To be done »
Word for word, transcribe the lines below and drop the pictures.

(A run of records)
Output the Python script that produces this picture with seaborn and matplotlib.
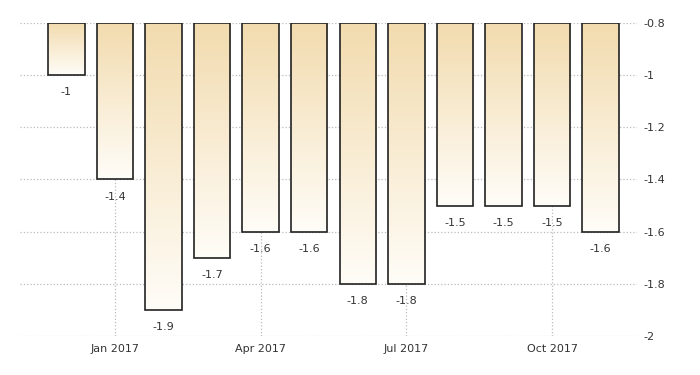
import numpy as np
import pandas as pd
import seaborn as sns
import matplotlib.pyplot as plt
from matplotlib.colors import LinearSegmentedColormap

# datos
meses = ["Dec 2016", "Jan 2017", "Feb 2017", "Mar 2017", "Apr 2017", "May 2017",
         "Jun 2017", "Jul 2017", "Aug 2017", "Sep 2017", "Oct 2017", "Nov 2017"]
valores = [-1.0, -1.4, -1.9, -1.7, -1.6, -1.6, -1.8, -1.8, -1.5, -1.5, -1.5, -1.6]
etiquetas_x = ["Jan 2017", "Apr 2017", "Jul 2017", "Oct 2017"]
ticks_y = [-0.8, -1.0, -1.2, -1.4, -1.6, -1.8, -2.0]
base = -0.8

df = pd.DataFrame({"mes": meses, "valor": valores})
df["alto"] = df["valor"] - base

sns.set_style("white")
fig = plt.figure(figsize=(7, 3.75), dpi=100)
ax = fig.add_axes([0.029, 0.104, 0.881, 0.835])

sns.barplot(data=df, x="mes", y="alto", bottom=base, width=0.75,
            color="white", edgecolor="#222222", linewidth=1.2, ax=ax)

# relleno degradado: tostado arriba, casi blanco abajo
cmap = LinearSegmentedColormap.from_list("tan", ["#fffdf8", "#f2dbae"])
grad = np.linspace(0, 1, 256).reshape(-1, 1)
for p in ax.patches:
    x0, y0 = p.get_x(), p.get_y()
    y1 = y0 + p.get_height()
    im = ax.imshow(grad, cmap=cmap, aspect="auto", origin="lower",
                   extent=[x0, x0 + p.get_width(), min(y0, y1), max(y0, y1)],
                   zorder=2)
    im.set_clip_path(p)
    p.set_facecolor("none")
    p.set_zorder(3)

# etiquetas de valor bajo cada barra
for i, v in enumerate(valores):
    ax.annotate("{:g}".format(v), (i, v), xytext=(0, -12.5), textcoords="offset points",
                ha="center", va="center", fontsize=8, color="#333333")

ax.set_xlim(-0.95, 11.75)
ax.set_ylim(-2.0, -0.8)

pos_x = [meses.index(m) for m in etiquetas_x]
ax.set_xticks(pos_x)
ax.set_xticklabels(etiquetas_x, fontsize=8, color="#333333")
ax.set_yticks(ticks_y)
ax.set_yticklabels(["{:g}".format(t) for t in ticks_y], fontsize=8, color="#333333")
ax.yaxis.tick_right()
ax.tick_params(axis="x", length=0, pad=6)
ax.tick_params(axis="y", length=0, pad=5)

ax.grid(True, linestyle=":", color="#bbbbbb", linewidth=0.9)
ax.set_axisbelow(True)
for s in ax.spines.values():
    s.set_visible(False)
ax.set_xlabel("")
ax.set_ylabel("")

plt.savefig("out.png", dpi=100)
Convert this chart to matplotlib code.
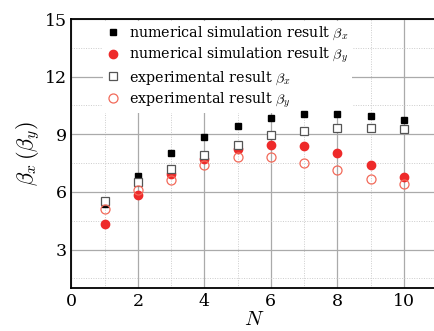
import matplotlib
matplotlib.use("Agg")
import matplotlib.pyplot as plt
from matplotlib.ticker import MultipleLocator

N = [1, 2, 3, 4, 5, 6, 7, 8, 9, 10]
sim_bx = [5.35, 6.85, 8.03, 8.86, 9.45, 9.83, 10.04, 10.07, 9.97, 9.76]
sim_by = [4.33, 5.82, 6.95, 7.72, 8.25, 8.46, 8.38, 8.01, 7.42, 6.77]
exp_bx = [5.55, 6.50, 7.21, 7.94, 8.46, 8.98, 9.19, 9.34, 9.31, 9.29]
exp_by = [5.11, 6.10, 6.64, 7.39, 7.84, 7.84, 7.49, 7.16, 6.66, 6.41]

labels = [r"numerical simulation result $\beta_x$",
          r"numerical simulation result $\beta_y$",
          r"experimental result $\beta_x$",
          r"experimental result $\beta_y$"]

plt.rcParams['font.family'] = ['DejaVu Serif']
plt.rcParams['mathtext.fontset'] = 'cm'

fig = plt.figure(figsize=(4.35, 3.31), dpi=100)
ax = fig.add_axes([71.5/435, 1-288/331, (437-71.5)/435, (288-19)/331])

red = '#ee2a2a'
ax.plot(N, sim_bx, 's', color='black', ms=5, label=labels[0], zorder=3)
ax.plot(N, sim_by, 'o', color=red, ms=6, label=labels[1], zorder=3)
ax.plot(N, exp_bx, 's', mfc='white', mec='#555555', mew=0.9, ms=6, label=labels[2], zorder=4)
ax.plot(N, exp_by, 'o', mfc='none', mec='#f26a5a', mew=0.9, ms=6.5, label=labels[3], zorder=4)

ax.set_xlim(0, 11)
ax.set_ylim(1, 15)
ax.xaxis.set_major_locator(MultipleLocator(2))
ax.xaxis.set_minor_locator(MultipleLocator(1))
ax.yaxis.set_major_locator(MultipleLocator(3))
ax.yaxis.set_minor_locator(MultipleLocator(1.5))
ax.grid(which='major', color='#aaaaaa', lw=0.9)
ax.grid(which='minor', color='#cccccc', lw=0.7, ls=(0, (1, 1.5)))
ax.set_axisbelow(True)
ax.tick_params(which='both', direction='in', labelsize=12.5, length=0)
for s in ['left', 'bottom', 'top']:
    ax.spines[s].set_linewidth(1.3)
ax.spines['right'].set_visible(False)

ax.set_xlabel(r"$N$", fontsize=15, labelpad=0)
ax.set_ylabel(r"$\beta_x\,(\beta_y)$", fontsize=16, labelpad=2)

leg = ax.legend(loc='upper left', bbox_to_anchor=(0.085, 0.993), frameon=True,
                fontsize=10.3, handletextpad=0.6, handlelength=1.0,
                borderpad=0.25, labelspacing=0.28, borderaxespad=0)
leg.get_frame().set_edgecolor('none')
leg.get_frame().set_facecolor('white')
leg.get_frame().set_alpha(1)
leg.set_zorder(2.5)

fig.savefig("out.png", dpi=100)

Complete output »
Output the Python script that produces this picture with seaborn and matplotlib.
import numpy as np
import pandas as pd
import seaborn as sns
import matplotlib.pyplot as plt
from matplotlib.colors import LinearSegmentedColormap

# datos
meses = ["Dec 2016", "Jan 2017", "Feb 2017", "Mar 2017", "Apr 2017", "May 2017",
         "Jun 2017", "Jul 2017", "Aug 2017", "Sep 2017", "Oct 2017", "Nov 2017"]
valores = [-1.0, -1.4, -1.9, -1.7, -1.6, -1.6, -1.8, -1.8, -1.5, -1.5, -1.5, -1.6]
etiquetas_x = ["Jan 2017", "Apr 2017", "Jul 2017", "Oct 2017"]
ticks_y = [-0.8, -1.0, -1.2, -1.4, -1.6, -1.8, -2.0]
base = -0.8

df = pd.DataFrame({"mes": meses, "valor": valores})
df["alto"] = df["valor"] - base

sns.set_style("white")
fig = plt.figure(figsize=(7, 3.75), dpi=100)
ax = fig.add_axes([0.029, 0.104, 0.881, 0.835])

sns.barplot(data=df, x="mes", y="alto", bottom=base, width=0.75,
            color="white", edgecolor="#222222", linewidth=1.2, ax=ax)

# relleno degradado: tostado arriba, casi blanco abajo
cmap = LinearSegmentedColormap.from_list("tan", ["#fffdf8", "#f2dbae"])
grad = np.linspace(0, 1, 256).reshape(-1, 1)
for p in ax.patches:
    x0, y0 = p.get_x(), p.get_y()
    y1 = y0 + p.get_height()
    im = ax.imshow(grad, cmap=cmap, aspect="auto", origin="lower",
                   extent=[x0, x0 + p.get_width(), min(y0, y1), max(y0, y1)],
                   zorder=2)
    im.set_clip_path(p)
    p.set_facecolor("none")
    p.set_zorder(3)

# etiquetas de valor bajo cada barra
for i, v in enumerate(valores):
    ax.annotate("{:g}".format(v), (i, v), xytext=(0, -12.5), textcoords="offset points",
                ha="center", va="center", fontsize=8, color="#333333")

ax.set_xlim(-0.95, 11.75)
ax.set_ylim(-2.0, -0.8)

pos_x = [meses.index(m) for m in etiquetas_x]
ax.set_xticks(pos_x)
ax.set_xticklabels(etiquetas_x, fontsize=8, color="#333333")
ax.set_yticks(ticks_y)
ax.set_yticklabels(["{:g}".format(t) for t in ticks_y], fontsize=8, color="#333333")
ax.yaxis.tick_right()
ax.tick_params(axis="x", length=0, pad=6)
ax.tick_params(axis="y", length=0, pad=5)

ax.grid(True, linestyle=":", color="#bbbbbb", linewidth=0.9)
ax.set_axisbelow(True)
for s in ax.spines.values():
    s.set_visible(False)
ax.set_xlabel("")
ax.set_ylabel("")

plt.savefig("out.png", dpi=100)
Convert this chart to matplotlib code.
import matplotlib
matplotlib.use("Agg")
import matplotlib.pyplot as plt
from matplotlib.ticker import MultipleLocator

N = [1, 2, 3, 4, 5, 6, 7, 8, 9, 10]
sim_bx = [5.35, 6.85, 8.03, 8.86, 9.45, 9.83, 10.04, 10.07, 9.97, 9.76]
sim_by = [4.33, 5.82, 6.95, 7.72, 8.25, 8.46, 8.38, 8.01, 7.42, 6.77]
exp_bx = [5.55, 6.50, 7.21, 7.94, 8.46, 8.98, 9.19, 9.34, 9.31, 9.29]
exp_by = [5.11, 6.10, 6.64, 7.39, 7.84, 7.84, 7.49, 7.16, 6.66, 6.41]

labels = [r"numerical simulation result $\beta_x$",
          r"numerical simulation result $\beta_y$",
          r"experimental result $\beta_x$",
          r"experimental result $\beta_y$"]

plt.rcParams['font.family'] = ['DejaVu Serif']
plt.rcParams['mathtext.fontset'] = 'cm'

fig = plt.figure(figsize=(4.35, 3.31), dpi=100)
ax = fig.add_axes([71.5/435, 1-288/331, (437-71.5)/435, (288-19)/331])

red = '#ee2a2a'
ax.plot(N, sim_bx, 's', color='black', ms=5, label=labels[0], zorder=3)
ax.plot(N, sim_by, 'o', color=red, ms=6, label=labels[1], zorder=3)
ax.plot(N, exp_bx, 's', mfc='white', mec='#555555', mew=0.9, ms=6, label=labels[2], zorder=4)
ax.plot(N, exp_by, 'o', mfc='none', mec='#f26a5a', mew=0.9, ms=6.5, label=labels[3], zorder=4)

ax.set_xlim(0, 11)
ax.set_ylim(1, 15)
ax.xaxis.set_major_locator(MultipleLocator(2))
ax.xaxis.set_minor_locator(MultipleLocator(1))
ax.yaxis.set_major_locator(MultipleLocator(3))
ax.yaxis.set_minor_locator(MultipleLocator(1.5))
ax.grid(which='major', color='#aaaaaa', lw=0.9)
ax.grid(which='minor', color='#cccccc', lw=0.7, ls=(0, (1, 1.5)))
ax.set_axisbelow(True)
ax.tick_params(which='both', direction='in', labelsize=12.5, length=0)
for s in ['left', 'bottom', 'top']:
    ax.spines[s].set_linewidth(1.3)
ax.spines['right'].set_visible(False)

ax.set_xlabel(r"$N$", fontsize=15, labelpad=0)
ax.set_ylabel(r"$\beta_x\,(\beta_y)$", fontsize=16, labelpad=2)

leg = ax.legend(loc='upper left', bbox_to_anchor=(0.085, 0.993), frameon=True,
                fontsize=10.3, handletextpad=0.6, handlelength=1.0,
                borderpad=0.25, labelspacing=0.28, borderaxespad=0)
leg.get_frame().set_edgecolor('none')
leg.get_frame().set_facecolor('white')
leg.get_frame().set_alpha(1)
leg.set_zorder(2.5)

fig.savefig("out.png", dpi=100)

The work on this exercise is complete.